Earnings sustainability is the extent to which an enterprise’s current surplus continues into the next period (Sloan, 1996; Richardson et al., 2005), reflecting the sustainability of the enterprise’s future financial performance, and is a fundamental guarantee of enterprise value. At present, what is the level of green technology innovation in Chinese new energy companies? What is the impact of green technology innovation on earnings sustainability? In a regionally differentiated green financial development environment, does the impact of green technology innovation on earnings sustainability vary among new energy companies? In order to answer these questions, using the data of A-share listed new energy companies in China from 2008 to 2020 to empirically examine the impact of green technology innovation on earnings sustainability and further explore the possible external adjustment effect of regional green financial development, with a view to providing new theoretical support and path options for new energy companies to connect the innovation chain, capital chain and value chain in the process of green development in the new era.

The possible innovations of this paper are: 1) The impact of green technology innovation on the economic performance of companies has attracted attention and different views, but it has mainly focused on the impact on the current performance of companies, but not on the future performance of companies. This paper examines the economic consequences of green technology innovation from the dynamic perspective of corporate earnings sustainability, and focuses more on the role of green technology innovation in the sustainable development of companies. 2) Green technology innovation is a prerequisite and guarantee for the core competitiveness of new energy companies, but few studies have been conducted on the economic consequences of green technology innovation for new energy companies. This paper takes new energy companies as the research object, further expanding the industrial field of research on the economic consequences of green technology innovation.

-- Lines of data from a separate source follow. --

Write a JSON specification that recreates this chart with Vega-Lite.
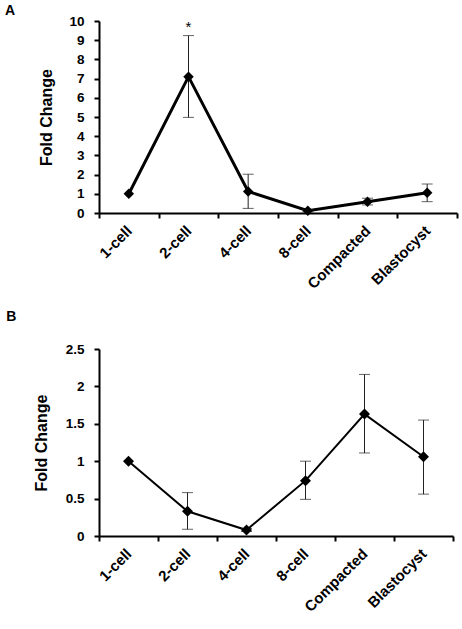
{
  "$schema": "https://vega.github.io/schema/vega-lite/v6.json",
  "padding": {"left": 4, "top": 4, "right": 5, "bottom": 5},
  "background": "white",
  "datasets": {
    "a": [
      {"stage": "1-cell", "fc": 1.0, "lo": null, "hi": null},
      {"stage": "2-cell", "fc": 7.1, "lo": 4.98, "hi": 9.24},
      {"stage": "4-cell", "fc": 1.12, "lo": 0.24, "hi": 2.02},
      {"stage": "8-cell", "fc": 0.12, "lo": 0.06, "hi": 0.18},
      {"stage": "Compacted", "fc": 0.59, "lo": 0.42, "hi": 0.77},
      {"stage": "Blastocyst", "fc": 1.06, "lo": 0.59, "hi": 1.51}
    ],
    "b": [
      {"stage": "1-cell", "fc": 1.0, "lo": null, "hi": null},
      {"stage": "2-cell", "fc": 0.33, "lo": 0.09, "hi": 0.58},
      {"stage": "4-cell", "fc": 0.08, "lo": 0.06, "hi": 0.1},
      {"stage": "8-cell", "fc": 0.74, "lo": 0.49, "hi": 1.0},
      {"stage": "Compacted", "fc": 1.63, "lo": 1.11, "hi": 2.16},
      {"stage": "Blastocyst", "fc": 1.06, "lo": 0.56, "hi": 1.55}
    ],
    "stars": [
      {"stage": "2-cell", "y": 9.45, "label": "*"}
    ]
  },
  "config": {
    "view": {"stroke": null},
    "font": "Liberation Sans",
    "axis": {
      "domainColor": "black",
      "domainWidth": 2,
      "tickColor": "black",
      "tickWidth": 2,
      "tickSize": 5,
      "grid": false,
      "labelOverlap": false,
      "labelColor": "black",
      "labelFont": "Liberation Sans",
      "labelFontWeight": "bold",
      "labelFontSize": 13.5,
      "titleColor": "black",
      "titleFont": "Liberation Sans",
      "titleFontWeight": "bold",
      "titleFontSize": 16
    },
    "title": {"font": "Liberation Sans", "fontWeight": "bold", "fontSize": 14, "color": "black", "anchor": "start", "frame": "bounds"}
  },
  "spacing": 18,
  "vconcat": [
    {
      "width": 358,
      "height": 192,
      "title": {"text": "A", "dx": -34, "offset": -4},
      "encoding": {
        "x": {
          "field": "stage", "type": "nominal", "sort": null,
          "scale": {"type": "band", "paddingInner": 0, "paddingOuter": 0, "domain": ["1-cell", "2-cell", "4-cell", "8-cell", "Compacted", "Blastocyst"]},
          "axis": {"title": null, "tickBand": "extent", "labelAngle": -45, "labelAlign": "right", "labelBaseline": "middle", "labelPadding": 10, "labelFontSize": 15}
        }
      },
      "layer": [
        {
          "data": {"name": "a"},
          "mark": {"type": "line", "color": "black", "strokeWidth": 3},
          "encoding": {
            "y": {
              "field": "fc", "type": "quantitative",
              "scale": {"domain": [0, 10], "nice": false},
              "axis": {"title": "Fold Change", "values": [0,1,2,3,4,5,6,7,8,9,10], "tickCount": 20, "labelExpr": "datum.value + ''", "labelPadding": 10, "titlePadding": 14}
            }
          }
        },
        {
          "data": {"name": "a"},
          "mark": {"type": "rule", "color": "#222", "strokeWidth": 1},
          "encoding": {
            "y": {"field": "lo", "type": "quantitative"},
            "y2": {"field": "hi"}
          }
        },
        {
          "data": {"name": "a"},
          "mark": {"type": "tick", "color": "#222", "thickness": 1, "size": 11},
          "encoding": {"y": {"field": "lo", "type": "quantitative"}}
        },
        {
          "data": {"name": "a"},
          "mark": {"type": "tick", "color": "#222", "thickness": 1, "size": 11},
          "encoding": {"y": {"field": "hi", "type": "quantitative"}}
        },
        {
          "data": {"name": "a"},
          "mark": {"type": "point", "shape": "diamond", "filled": true, "color": "black", "opacity": 1, "size": 110},
          "encoding": {"y": {"field": "fc", "type": "quantitative"}}
        },
        {
          "data": {"name": "stars"},
          "mark": {"type": "text", "fontSize": 15, "color": "black", "baseline": "alphabetic"},
          "encoding": {"y": {"field": "y", "type": "quantitative"}, "text": {"field": "label"}}
        }
      ]
    },
    {
      "width": 354,
      "height": 187,
      "title": {"text": "B", "dx": -27, "offset": 18},
      "encoding": {
        "x": {
          "field": "stage", "type": "nominal", "sort": null,
          "scale": {"type": "band", "paddingInner": 0, "paddingOuter": 0, "domain": ["1-cell", "2-cell", "4-cell", "8-cell", "Compacted", "Blastocyst"]},
          "axis": {"title": null, "tickBand": "extent", "labelAngle": -45, "labelAlign": "right", "labelBaseline": "middle", "labelPadding": 10, "labelFontSize": 15}
        }
      },
      "layer": [
        {
          "data": {"name": "b"},
          "mark": {"type": "line", "color": "black", "strokeWidth": 2},
          "encoding": {
            "y": {
              "field": "fc", "type": "quantitative",
              "scale": {"domain": [0, 2.5], "nice": false},
              "axis": {"title": "Fold Change", "values": [0, 0.5, 1, 1.5, 2, 2.5], "tickCount": 20, "labelExpr": "datum.value + ''", "labelPadding": 10, "titlePadding": 16}
            }
          }
        },
        {
          "data": {"name": "b"},
          "mark": {"type": "rule", "color": "#222", "strokeWidth": 1},
          "encoding": {
            "y": {"field": "lo", "type": "quantitative"},
            "y2": {"field": "hi"}
          }
        },
        {
          "data": {"name": "b"},
          "mark": {"type": "tick", "color": "#222", "thickness": 1, "size": 11},
          "encoding": {"y": {"field": "lo", "type": "quantitative"}}
        },
        {
          "data": {"name": "b"},
          "mark": {"type": "tick", "color": "#222", "thickness": 1, "size": 11},
          "encoding": {"y": {"field": "hi", "type": "quantitative"}}
        },
        {
          "data": {"name": "b"},
          "mark": {"type": "point", "shape": "diamond", "filled": true, "color": "black", "opacity": 1, "size": 120},
          "encoding": {"y": {"field": "fc", "type": "quantitative"}}
        }
      ]
    }
  ]
}
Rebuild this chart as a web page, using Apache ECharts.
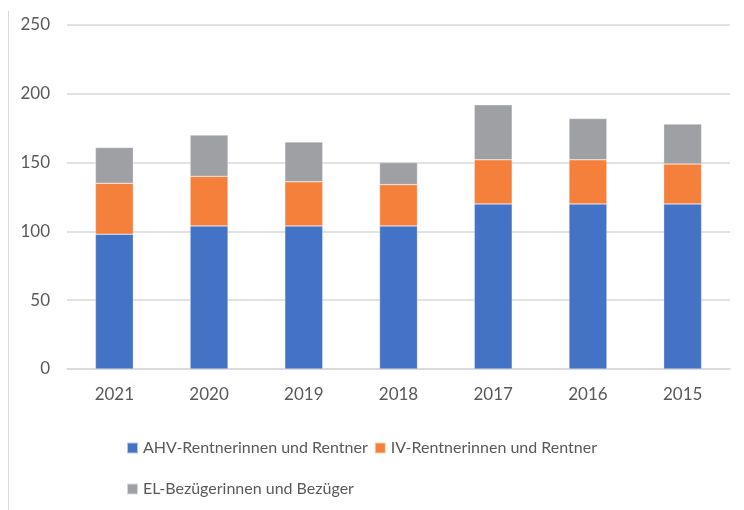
<!DOCTYPE html>
<html>
<head>
<meta charset="utf-8">
<script src="https://cdn.jsdelivr.net/npm/echarts@6/dist/echarts.min.js"></script>
<style>
  html, body { margin: 0; padding: 0; background: #fff; }
  #chart { width: 744px; height: 510px; }
</style>
</head>
<body>
<div id="chart"></div>
<script>
// Jahre (Kategorien)
const years = ['2021', '2020', '2019', '2018', '2017', '2016', '2015']
// Werte je Gruppe (gestapelt)
const ahv = [98, 104, 104, 104, 120, 120, 120]
const iv = [37, 36, 32, 30, 32, 32, 29]
const el = [26, 30, 29, 16, 40, 30, 29]
const seriesNames = ['AHV-Rentnerinnen und Rentner', 'IV-Rentnerinnen und Rentner', 'EL-Bezügerinnen und Bezüger']
const colors = ['#4472C4', '#F4803C', '#9EA0A4']

const textColor = '#595959'
const fontFamily = 'Lato, "Open Sans", sans-serif'

const chart = echarts.init(document.getElementById('chart'))

function barSeries(name, data, color) {
  return {
    name: name,
    type: 'bar',
    stack: 'total',
    barWidth: '40%',
    data: data,
    itemStyle: { color: color, borderColor: 'rgba(255,255,255,0.6)', borderWidth: 0.5 },
    emphasis: { disabled: true }
  }
}

const legendText = { color: textColor, fontSize: 16, fontFamily: fontFamily }

chart.setOption({
  animation: false,
  color: colors,
  grid: { left: 67, right: 14, top: 25, bottom: 141 },
  legend: [
    {
      data: [seriesNames[0], seriesNames[1]],
      left: 121, top: 435,
      icon: 'rect', itemWidth: 11, itemHeight: 11, itemGap: 6,
      textStyle: legendText
    },
    {
      data: [seriesNames[2]],
      left: 121, top: 476,
      icon: 'rect', itemWidth: 11, itemHeight: 11, itemGap: 6,
      textStyle: legendText
    }
  ],
  xAxis: {
    type: 'category',
    data: years,
    axisLine: { show: true, lineStyle: { color: '#d9d9d9', width: 1.5 } },
    axisTick: { show: false },
    axisLabel: { color: textColor, fontSize: 17, fontFamily: fontFamily, margin: 17 }
  },
  yAxis: {
    type: 'value',
    min: 0, max: 250, interval: 50,
    axisLine: { show: false },
    axisTick: { show: false },
    splitLine: { lineStyle: { color: '#d9d9d9', width: 1.5 } },
    axisLabel: { color: textColor, fontSize: 17, fontFamily: fontFamily, margin: 17 }
  },
  graphic: [
    {
      type: 'line',
      shape: { x1: 8.5, y1: 11, x2: 8.5, y2: 510 },
      style: { stroke: '#d9d9d9', lineWidth: 1 }
    }
  ],
  series: [
    barSeries(seriesNames[0], ahv, colors[0]),
    barSeries(seriesNames[1], iv, colors[1]),
    barSeries(seriesNames[2], el, colors[2])
  ]
})
</script>
</body>
</html>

2. Literature Review and Hypothesis Development

2.1. Green Technology Innovation and Earnings Sustainability

Green technology innovation by new energy companies can generate good economic and social benefits and help promote the sustainable and healthy development of the companies. On the one hand, green technological innovation is conducive to enhancing the sustainable development performance of companies (Xi & Zhao, 2022), strengthening the support for the technological innovation of new energy companies, and promoting the sustainable financial development of companies (Huang et al., 2021). Green technology innovation brings good economic benefits to new energy companies by reducing resource consumption, increasing productivity, and reducing production costs. According to the cost-benefit principle, new energy companies develop and utilise renewable resources through green technology innovation, reduce the consumption of non-renewable resources, improve resource utilisation efficiency and reduce resource consumption costs, thereby reducing enterprise production costs, increasing enterprise revenue, achieving stable operation, improving enterprise financial performance and guaranteeing the stability and sustainability of future accounting surpluses. On the other hand, actively fulfilling social responsibility can help improve corporate earnings sustainability (Huo & Wang, 2021). Green technology innovation in new energy companies can reduce pollution at source by conducting clean production and reducing end-of-pipe emissions, in order to achieve the energy saving and emission reduction requirements put forward by the government and generate good social benefits. A series of synergistic effects such as improving corporate reputation and creating corporate value resources can be generated through actively fulfilling social responsibility, which is conducive to enhancing corporate earnings sustainability. In addition, with strong national support for the development of new energy industries and increasing social awareness of environmental protection, green technology innovation helps new energy companies to establish a good green image (Xie et al., 2019b), and new energy companies with a good green image can effectively enhance their brand value and corporate reputation, win more consumer trust, which in turn attracts and inspires consumers to make green purchases, enabling the companies to achieve higher financial performance (Zong et al., 2014) and prompting them to maintain the earnings sustainability. In summary, the following hypotheses are proposed.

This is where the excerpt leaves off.